Here is a question I thought might be valuable to address, especially for newcomers like myself:

 

I'll try to explain my question as best I can: Let's say I am limited to very small aperture and then I use a powermate to really get a close-up view of a small object, say, only several arcseconds in size. Let's also say it is very dim, maybe Magnitude 16. Is there a certain point at which a small aperture and too much FL, or too much F/ratio, prevent me from EVER seeing all the details of a dim object, because even if I sat on the object for a loooong time with the shutter open, is it true that any detail that would show up is drowned out by the continually building dark current as a shutter is open?
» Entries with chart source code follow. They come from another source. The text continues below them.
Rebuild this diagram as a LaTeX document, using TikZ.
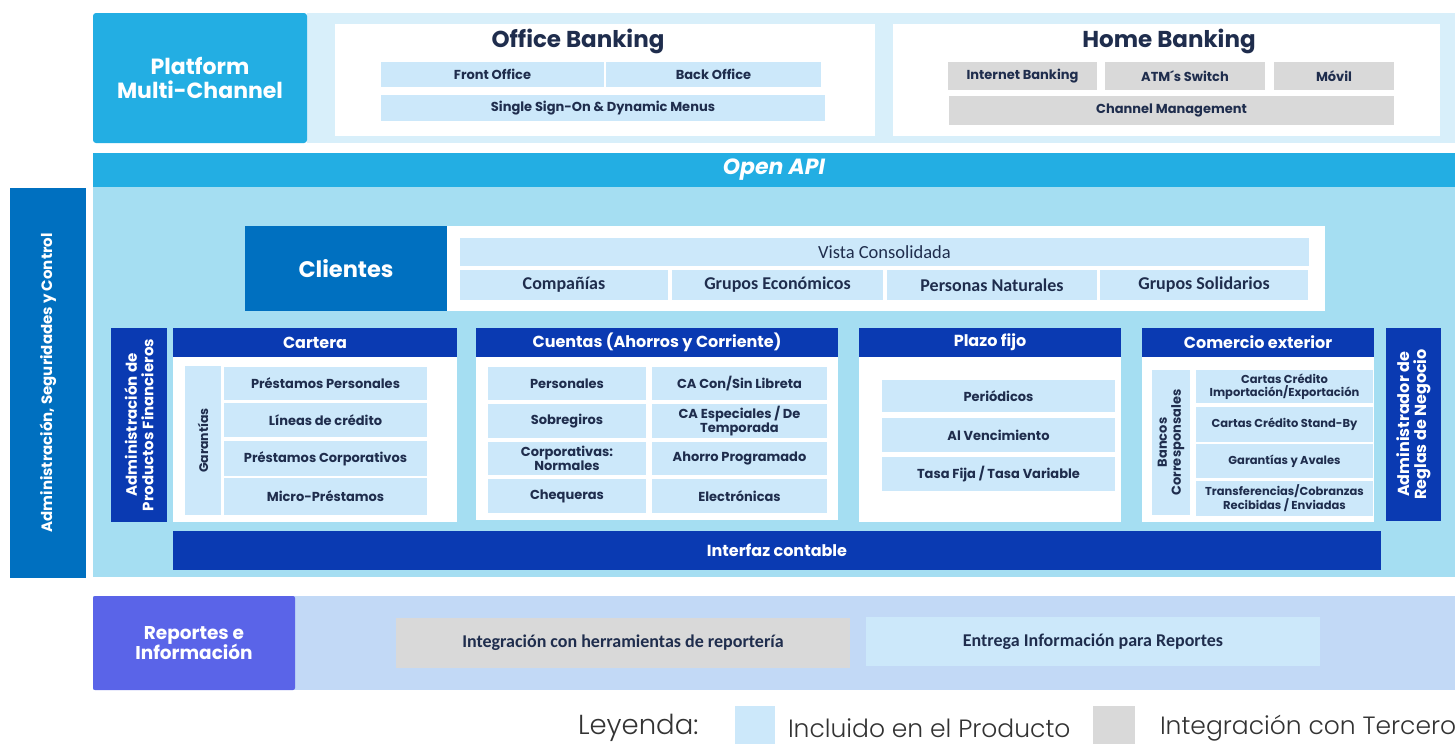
\documentclass[tikz,border=0pt]{standalone}
\usepackage{fontspec}
\setmainfont{Poppins}
\newfontfamily\condfont{Carlito}
\newfontfamily\lightfont{Poppins Light}
\definecolor{cyanb}{HTML}{23AEE3}
\definecolor{topbg}{HTML}{D8EFFA}
\definecolor{incl}{HTML}{CCE8FA}
\definecolor{terc}{HTML}{D9D9D9}
\definecolor{mainbg}{HTML}{A5DEF2}
\definecolor{midblue}{HTML}{0070C0}
\definecolor{darkb}{HTML}{0A3AB2}
\definecolor{navy}{HTML}{1F2D4D}
\definecolor{repbox}{HTML}{5A64E8}
\definecolor{repbg}{HTML}{C2D9F6}
\definecolor{legtxt}{HTML}{333333}
\newcommand\fs[1]{\fontsize{#1}{\fpeval{1.12*#1}}\selectfont}
\newcommand\bx[7]{\node[#6, minimum width={(#4-#2)*1pt}, minimum height={(#5-#3)*1pt}] (#1) at ({(#2+#4)/2},{(#3+#5)/2}) {#7};}
\tikzset{
  every node/.style={inner sep=0pt, outer sep=0pt, align=center},
  inc/.style={fill=incl, text=navy, font=\bfseries\fs{13}},
  ter/.style={fill=terc, text=navy, font=\bfseries\fs{13}},
  hdr/.style={fill=darkb, text=white, font=\bfseries\fs{16}},
  whitep/.style={fill=white},
  ttl/.style={text=navy, font=\bfseries\fs{23}},
  cond/.style={font=\condfont\bfseries\fs{18}},
  vtxt/.style={rotate=90, text=white, font=\bfseries\fs{15}, align=center},
  legend/.style={anchor=west, text=legtxt, font=\lightfont\fs{25}}
}
\begin{document}
\begin{tikzpicture}[x=1pt,y=-1pt]
\useasboundingbox (0,0) rectangle (1455,744);
\fill[white] (0,0) rectangle (1455,744);
% ---------- top platform ----------
\bx{topbg}{307}{13}{1455}{143}{fill=topbg}{}
\bx{pmc}{93}{13}{307}{143}{fill=cyanb, rounded corners=3pt, text=white, font=\bfseries\fs{22}}{Platform\\Multi-Channel}
\bx{ob}{335}{24}{875}{136}{whitep}{}
\node[ttl] (obt) at (578,41) {Office Banking};
\bx{fo}{381}{62}{604}{87}{inc}{Front Office}
\bx{bo}{606}{62}{821}{87}{inc}{Back Office}
\bx{sso}{381}{95}{825}{121}{inc}{Single Sign-On \& Dynamic Menus}
\bx{hb}{893}{24}{1440}{136}{whitep}{}
\node[ttl] (hbt) at (1169,41) {Home Banking};
\bx{ib}{948}{62}{1097}{90}{ter}{Internet Banking}
\bx{atm}{1105}{62}{1265}{90}{ter}{ATM´s Switch}
\bx{mov}{1274}{62}{1394}{90}{ter}{Móvil}
\bx{cm}{949}{96}{1394}{125}{ter}{Channel Management}
% ---------- Open API & core ----------
\bx{main}{93}{187}{1455}{577}{fill=mainbg}{}
\bx{api}{93}{153}{1455}{187}{fill=cyanb, text=white, font=\bfseries\itshape\fs{22}}{Open API}
\bx{asc}{10}{188}{86}{578}{fill=midblue}{}
\node[vtxt] (asct) at (asc.center) {Administración, Seguridades y Control};
% Clientes
\bx{cli}{245}{226}{447}{311}{fill=midblue, text=white, font=\bfseries\fs{22.5}}{Clientes}
\bx{clip}{447}{226}{1325}{311}{whitep}{}
\bx{vc}{460}{238}{1309}{266}{inc, cond, font=\condfont\fs{18.5}}{Vista Consolidada}
\bx{comp}{460}{270}{668}{300}{inc, cond}{Compañías}
\bx{ge}{672}{270}{883}{300}{inc, cond}{Grupos Económicos}
\bx{pn}{887}{270}{1097}{300}{inc, cond}{Personas Naturales}
\bx{gs}{1100}{270}{1308}{300}{inc, cond}{Grupos Solidarios}
% Admin productos
\bx{apf}{111}{328}{167}{522}{fill=darkb}{}
\node[vtxt, font=\bfseries\fontsize{15}{16.5}\selectfont] (apft) at (apf.center) {Administración de\\Productos Financieros};
% Cartera
\bx{cart}{173}{328}{457}{357}{hdr}{Cartera}
\bx{cartb}{173}{357}{457}{522}{whitep}{}
\bx{gar}{185}{366}{221}{515}{fill=incl}{}
\node[vtxt, text=navy, font=\bfseries\fs{12.5}] (gart) at (gar.center) {Garantías};
\bx{pp}{224}{367}{427}{400}{inc}{Préstamos Personales}
\bx{lc}{224}{403}{427}{437}{inc}{Líneas de crédito}
\bx{pc}{224}{441}{427}{476}{inc}{Préstamos Corporativos}
\bx{mp}{224}{478}{427}{515}{inc}{Micro-Préstamos}
% Cuentas
\bx{cue}{476}{328}{838}{357}{hdr}{Cuentas (Ahorros y Corriente)}
\bx{cueb}{476}{357}{838}{520}{whitep}{}
\bx{cper}{488}{367}{646}{400}{inc}{Personales}
\bx{csob}{488}{404}{646}{438}{inc}{Sobregiros}
\bx{ccor}{488}{442}{646}{475}{inc, font=\bfseries\fontsize{13}{14}\selectfont}{Corporativas:\\Normales}
\bx{cche}{488}{479}{646}{513}{inc}{Chequeras}
\bx{ccon}{652}{367}{827}{400}{inc}{CA Con/Sin Libreta}
\bx{cesp}{652}{404}{827}{438}{inc, font=\bfseries\fontsize{13}{14}\selectfont}{CA Especiales / De\\Temporada}
\bx{cahp}{652}{442}{827}{475}{inc}{Ahorro Programado}
\bx{cele}{652}{479}{827}{513}{inc}{Electrónicas}
% Plazo fijo
\bx{pf}{859}{328}{1121}{357}{hdr}{Plazo fijo}
\bx{pfb}{859}{357}{1121}{522}{whitep}{}
\bx{pper}{882}{380}{1115}{412}{inc}{Periódicos}
\bx{pven}{882}{418}{1115}{452}{inc}{Al Vencimiento}
\bx{ptas}{882}{457}{1115}{491}{inc}{Tasa Fija / Tasa Variable}
% Comercio exterior
\bx{ce}{1142}{328}{1374}{357}{hdr}{Comercio exterior}
\bx{ceb}{1142}{357}{1374}{522}{whitep}{}
\bx{bc}{1152}{370}{1190}{515}{fill=incl}{}
\node[vtxt, text=navy, font=\bfseries\fontsize{13}{14}\selectfont] (bct) at (bc.center) {Bancos\\Corresponsales};
\bx{cci}{1196}{370}{1373}{403}{inc, font=\bfseries\fontsize{11.5}{13}\selectfont}{Cartas Crédito\\Importación/Exportación}
\bx{ccs}{1196}{407}{1373}{442}{inc, font=\bfseries\fs{11.5}}{Cartas Crédito Stand-By}
\bx{gya}{1196}{444}{1373}{478}{inc, font=\bfseries\fs{11.5}}{Garantías y Avales}
\bx{tcr}{1196}{481}{1373}{516}{inc, font=\bfseries\fontsize{11.5}{13}\selectfont}{Transferencias/Cobranzas\\Recibidas / Enviadas}
% Admin reglas
\bx{arn}{1386}{328}{1441}{521}{fill=darkb}{}
\node[vtxt, font=\bfseries\fontsize{16}{17}\selectfont] (arnt) at (arn.center) {Administrador de\\Reglas de Negocio};
% Interfaz
\bx{ic}{173}{531}{1381}{570}{hdr}{Interfaz contable}
% ---------- Reportes ----------
\bx{repbg}{93}{596}{1455}{690}{fill=repbg}{}
\bx{rep}{93}{596}{295}{690}{fill=repbox, rounded corners=2pt, text=white, font=\bfseries\fs{18.5}}{Reportes e\\Información}
\bx{ihr}{396}{618}{850}{668}{ter, cond}{Integración con herramientas de reportería}
\bx{eir}{866}{617}{1320}{666}{inc, cond}{Entrega Información para Reportes}
% ---------- Legend ----------
\node[legend, font=\lightfont\fs{27.5}] (ley) at (578,728) {Leyenda:};
\bx{lgi}{735}{706}{775}{744}{fill=incl}{}
\node[legend] (lgit) at (788,728) {Incluido en el Producto};
\bx{lgt}{1093}{706}{1135}{744}{fill=terc}{}
\node[legend] (lgtt) at (1160,728) {Integración con Tercero};
\end{tikzpicture}
\end{document}
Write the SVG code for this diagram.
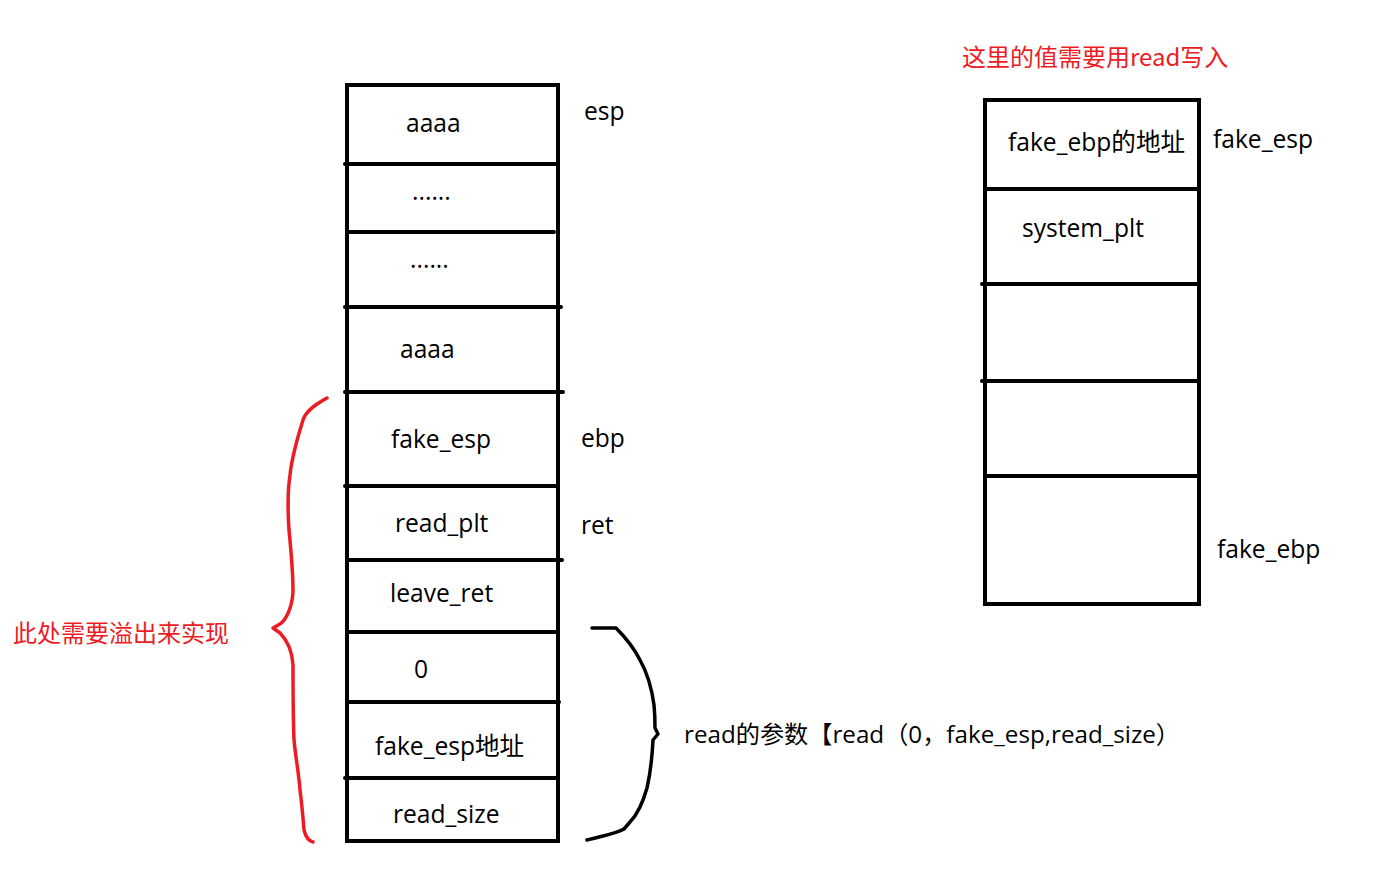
<svg xmlns="http://www.w3.org/2000/svg" width="1396" height="885" viewBox="0 0 1396 885">
<style>
.frame{fill:none;stroke:#000;stroke-width:4;stroke-linecap:square}
.div{stroke:#000;stroke-width:4;stroke-linecap:round}
.t{font-family:"Open Sans","Noto Sans CJK SC",sans-serif;font-size:24.6px;fill:#000}
.r{font-family:"Noto Sans CJK SC","Open Sans",sans-serif;font-size:24px;fill:#ED1C24}
.brace{fill:none;stroke-width:3.5;stroke-linecap:round;stroke-linejoin:round}
</style>
<rect width="1396" height="885" fill="#fff"/>

<g id="left-stack">
  <rect class="frame" x="347" y="85" width="211" height="756"/>
  <g id="cell-aaaa-top"><text class="t" x="406" y="132">aaaa</text></g>
  <line class="div" x1="345" y1="164" x2="558" y2="164"/>
  <g id="cell-dots-1"><text class="t" x="412" y="200">......</text></g>
  <line class="div" x1="347" y1="232" x2="554" y2="232"/>
  <g id="cell-dots-2"><text class="t" x="410" y="268">......</text></g>
  <line class="div" x1="345" y1="307" x2="561" y2="307"/>
  <g id="cell-aaaa-bottom"><text class="t" x="400" y="358">aaaa</text></g>
  <line class="div" x1="345" y1="392" x2="563" y2="392"/>
  <g id="cell-fake-esp"><text class="t" x="391" y="448">fake_esp</text></g>
  <line class="div" x1="345" y1="486" x2="558" y2="486"/>
  <g id="cell-read-plt"><text class="t" x="395" y="532">read_plt</text></g>
  <line class="div" x1="347" y1="560" x2="562" y2="560"/>
  <g id="cell-leave-ret"><text class="t" x="390" y="602">leave_ret</text></g>
  <line class="div" x1="347" y1="632" x2="558" y2="632"/>
  <g id="cell-zero"><text class="t" x="414" y="678">0</text></g>
  <line class="div" x1="347" y1="702" x2="559" y2="702"/>
  <g id="cell-fake-esp-addr"><text class="t" x="375" y="755">fake_esp地址</text></g>
  <line class="div" x1="345" y1="778" x2="558" y2="778"/>
  <g id="cell-read-size"><text class="t" x="393" y="823">read_size</text></g>
</g>

<g id="left-labels">
  <text class="t" x="584" y="120">esp</text>
  <text class="t" x="581" y="447">ebp</text>
  <text class="t" x="581" y="534">ret</text>
</g>

<g id="right-stack">
  <text class="r" x="962" y="66">这里的值需要用read写入</text>
  <rect class="frame" x="985" y="100" width="214" height="504"/>
  <g id="r-cell-fake-ebp-addr"><text class="t" x="1008" y="151">fake_ebp的地址</text></g>
  <line class="div" x1="985" y1="189" x2="1199" y2="189"/>
  <g id="r-cell-system-plt"><text class="t" x="1022" y="237">system_plt</text></g>
  <line class="div" x1="982" y1="284" x2="1199" y2="284"/>
  <g id="r-cell-empty-1"></g>
  <line class="div" x1="982" y1="381" x2="1199" y2="381"/>
  <g id="r-cell-empty-2"></g>
  <line class="div" x1="985" y1="476" x2="1199" y2="476"/>
  <g id="r-cell-empty-3"></g>
  <text class="t" x="1213" y="148">fake_esp</text>
  <text class="t" x="1217" y="558">fake_ebp</text>
</g>

<g id="connectors">
  <path class="brace" stroke="#ED1C24" d="M327,398 C318,403 306,410 303,420 C298,436 292,455 290,475 C287,495 288,515 289,530 C291,550 293,570 293,592 C292,608 286,620 280,624 L273,628 L280,633 C287,640 292,650 293,665 C293,690 293,715 294,740 C296,760 299,775 300,790 C302,805 303,818 304,830 C306,838 309,841 313,842"/>
  <text class="r" x="13" y="642">此处需要溢出来实现</text>
  <path class="brace" stroke="#000" d="M592,628 L616,628 C624,636 633,646 640,660 C649,676 652,690 654,705 C655,715 655,722 655,728 L658,734 L653,740 C652,760 650,775 647,788 C643,802 638,814 630,822 L624,829 C615,834 602,836 587,840"/>
  <text class="t" style="font-size:24.2px" x="684" y="743">read的参数【read（0，fake_esp,read_size）</text>
</g>
</svg>
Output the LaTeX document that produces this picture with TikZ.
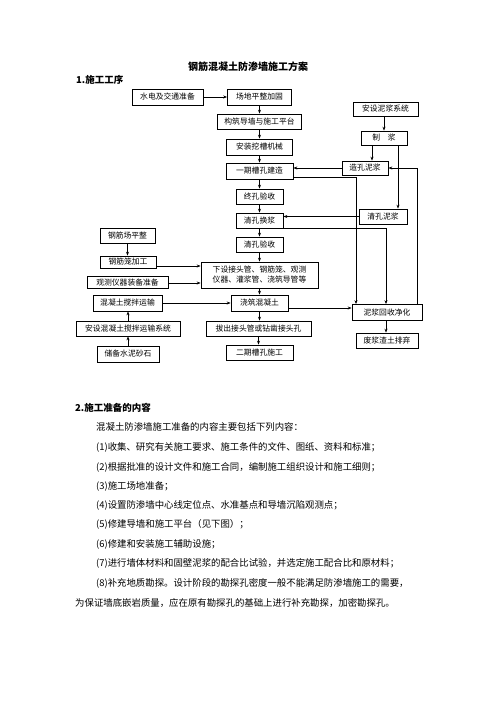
\documentclass[tikz,border=0pt]{standalone}
\usepackage{fontspec}
\setmainfont{Noto Sans CJK SC}
\usetikzlibrary{arrows.meta}
\begin{document}
\begin{tikzpicture}[x=1pt,y=-1pt,
  box/.style={draw, line width=0.7pt, inner sep=0pt, font=\fontsize{7.8}{10}\selectfont, align=center},
  arr/.style={-{Stealth[length=4pt,width=3pt]}, line width=0.7pt},
  ln/.style={line width=0.7pt},
  body/.style={anchor=west, inner sep=0pt, font=\fontsize{9.4}{11}\selectfont},
  head/.style={anchor=west, inner sep=0pt, font=\fontsize{9.5}{11}\selectfont\bfseries}]
\useasboundingbox (0,0) rectangle (496,702);
\newcommand\bx[6]{\node[box, minimum width=#4pt, minimum height=#5pt] (#1) at (#2,#3) {#6};}
% title
\node[inner sep=0pt, font=\fontsize{10}{12}\selectfont\bfseries] (title) at (248,67) {钢筋混凝土防渗墙施工方案};
\node[head] (h1) at (76,80) {1.施工工序};
% main column
\bx{sd}{167.5}{97}{71}{16}{水电及交通准备}
\bx{cd}{259.5}{97}{64}{16}{场地平整加固}
\bx{gz}{259.5}{121.5}{84}{15}{构筑导墙与施工平台}
\bx{az}{259.5}{147}{66}{16}{安装挖槽机械}
\bx{yq}{259.5}{171}{67}{16}{一期槽孔建造}
\bx{zk}{259.5}{196.5}{47}{15}{终孔验收}
\bx{qh}{259.5}{220.5}{47}{15}{清孔换浆}
\bx{qy}{259.5}{244.5}{47}{15}{清孔验收}
\bx{xs}{259.5}{275}{117}{26}{下设接头管、钢筋笼、观测\\仪器、灌浆管、浇筑导管等}
\bx{jz}{259.5}{303}{57}{16}{浇筑混凝土}
\bx{bc}{258.5}{328.5}{105}{15}{拔出接头管或钻凿接头孔}
\bx{eq}{259.5}{352.5}{67}{15}{二期槽孔施工}
% left column
\bx{gjp}{127.5}{235.5}{55}{15}{钢筋场平整}
\bx{gjl}{128}{262}{56}{12}{钢筋笼加工}
\bx{gcy}{127.5}{282.5}{81}{12}{观测仪器装备准备}
\bx{hnt}{127.5}{303}{69}{16}{混凝土搅拌运输}
\bx{asx}{128}{328.5}{104}{15}{安设混凝土搅拌运输系统}
\bx{cb}{128}{354}{62}{16}{储备水泥砂石}
% right column
\bx{anx}{385.5}{109}{65}{14}{安设泥浆系统}
\bx{zj}{384}{138}{46}{14}{制\quad 浆}
\bx{zkn}{365}{168}{46}{14}{造孔泥浆}
\bx{qkn}{383}{216.5}{48}{15}{清孔泥浆}
\bx{hs}{387}{312.5}{70}{16}{泥浆回收净化}
\bx{fj}{387}{340.5}{62}{15}{废浆渣土排弃}
% helper coordinates
\coordinate (c356) at (356,0);
\coordinate (c372) at (372,0);
\coordinate (c386) at (386,0);
\coordinate (c398) at (398,0);
\coordinate (c417) at (417,0);
\coordinate (r177) at (0,177);
\coordinate (r228) at (0,228);
\coordinate (r266) at (0,266);
\coordinate (r283) at (0,283);
\coordinate (r308) at (0,308);
% main column arrows
\draw[arr] (sd.east) -- (cd.west);
\foreach \a/\b in {cd/gz, gz/az, az/yq, yq/zk, zk/qh, qh/qy, qy/xs, xs/jz, jz/bc, bc/eq}
  \draw[arr] (\a.south) -- (\a.south |- \b.north);
% left column arrows
\draw[arr] (gjp.south) -- (gjp.south |- gjl.north);
\draw[arr] (gjl.east |- r266) -- (xs.west |- r266);
\draw[arr] (gcy.east |- r283) -- (xs.west |- r283);
\draw[arr] (hnt.east) -- (hnt.east -| jz.west);
\draw[arr] (asx.north) -- (asx.north |- hnt.south);
\draw[arr] (cb.north) -- (cb.north |- asx.south);
% right column arrows
\draw[arr] (anx.south -| zj.north) -- (zj.north);
\draw[arr] (zj.south -| c372) -- (zkn.north -| c372);
\draw[arr] (zj.south -| c398) -- (qkn.north -| c398);
\draw[arr] (zkn.west) -- (zkn.west -| yq.east);
\draw[arr] (qkn.west) -- (qkn.west -| qh.east);
\draw[arr] (hs.north -| c417) |- (zkn.east);
\draw[arr] (yq.east |- r177) -| (hs.north -| c356);
\draw[arr] (qh.east |- r228) -| (hs.north -| c386);
\draw[arr] (jz.east |- r308) -- (hs.west |- r308);
\draw[arr] (hs.south -| c386) -- (fj.north -| c386);
% text
\node[head] (h2) at (75,408) {2.施工准备的内容};
\node[body] (t0) at (96,427) {混凝土防渗墙施工准备的内容主要包括下列内容：};
\node[body] (t1) at (96,447) {(1)收集、研究有关施工要求、施工条件的文件、图纸、资料和标准；};
\node[body] (t2) at (96,467) {(2)根据批准的设计文件和施工合同，编制施工组织设计和施工细则；};
\node[body] (t3) at (96,486) {(3)施工场地准备；};
\node[body] (t4) at (96,505) {(4)设置防渗墙中心线定位点、水准基点和导墙沉陷观测点；};
\node[body] (t5) at (96,524) {(5)修建导墙和施工平台（见下图）；};
\node[body] (t6) at (96,544) {(6)修建和安装施工辅助设施；};
\node[body] (t7) at (96,563) {(7)进行墙体材料和固壁泥浆的配合比试验，并选定施工配合比和原材料；};
\node[body] (t8) at (96,583) {(8)补充地质勘探。设计阶段的勘探孔密度一般不能满足防渗墙施工的需要，};
\node[body] (t9) at (75,603) {为保证墙底嵌岩质量，应在原有勘探孔的基础上进行补充勘探，加密勘探孔。};
\end{tikzpicture}
\end{document}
I hope that makes sense.

 

Basically, having too small of an aperture, and too great of a FL or F/ratio on a dim object, that no matter how long you sit on it you will never get it, because continuously building electronic current and noise from the equipment hide anything that would be gained.

 

If that is true, does anyone know of perhaps a rough estimate of a limiting magnitude for a particular F/ratio or QE? 

 

I hope to hear back from you guys, it's something that's been on my mind, especially when it comes to wanting to resolve all of the details of these faint DSOs, but also having limitations on the size of the payload we can manage to capture those photons. 

 

Thank you!

So you have thrown in a couple complications here where you probably only need one.  Specifically, what I really think you want to know is how dim an object you could image regardless of size, and what causes the limit.  This is the problem of imaging low surface brightness objects.  It’s not a question of how much total light the object is putting out or how big or small the object is, it’s more a question of the brightness per unit area or magnitudes per arc second.  

 

While there is no theoretical limit to how dim an object you could image if you had perfect technique and were willing to devote many, many hundreds or thousands of hours to collecting data, there are certainly some very practical challenges.  For most amateurs, for example, just getting an image of the brightest areas of the integrated flux nebula or “galactic cirrus” is an achievement.  That”s something like 24.5 magnitudes per square arc second in surface brightness.

 

Telescopes designed for imaging really low surface brightness objects are called “high etendue” telescopes.  They combine fast optics, sensitive cameras, and low noise.  They need not be particularly large.  For something like a hundred years now there has been a “barrier” around 30 mag/arcsec^2.  That record was set by a Schmidt camera using hyperextended film—can”t remember which Schmidt camera.  Everyone seems to hit a wall there.  Between shot noise from sky glow, noise in the object being imaged, scattered light in the telescope, read noise, and thermal noise nobody, amateur or professional, has ever been able to get past that magic number of thirty.  That”s about 100 times lower intensity than the brightest portions of IFN I mentioned above.  Didn’t matter the size telescope or the technique used.  Until recently.

 

I believe the Dragonfly telescope has finally broken that barrier, and it was using equipment readily available to amateurs (though perhaps more of it than an amateur can afford).  An array of multiple Canon 400mm lenses hooked up to multiple SBIG 8300 CCD camera’s all mounted together on a large Bisque mount has gotten down to, I believe, 32 magnitudes/arcsec^2.  Very impressive.  So far, objects at that surface brightness are the dimmest objects ever imaged.  

 

Turns out theDragonfly telescope has been able to capture a whole new class of objects through this type of imaging—galaxies that are almost entirely composed of dark matter!  It’s very cool stuff and not far out of reach for a good amateur astronomer.  You don’t need a huge telescope, just dark skies, a fast telescope (preferably a refractor, according to the designers of the Dragonfly due to lower light scatter), solid technique, and lots of data.  They get lots of data by running scopes in parallel, but the same thing could be accomplished with more patience and integration time from a single telescope.  The limiting factor for most of us is sky conditions.  You really need to get rid of the noise from sky glow, and that means a dark site.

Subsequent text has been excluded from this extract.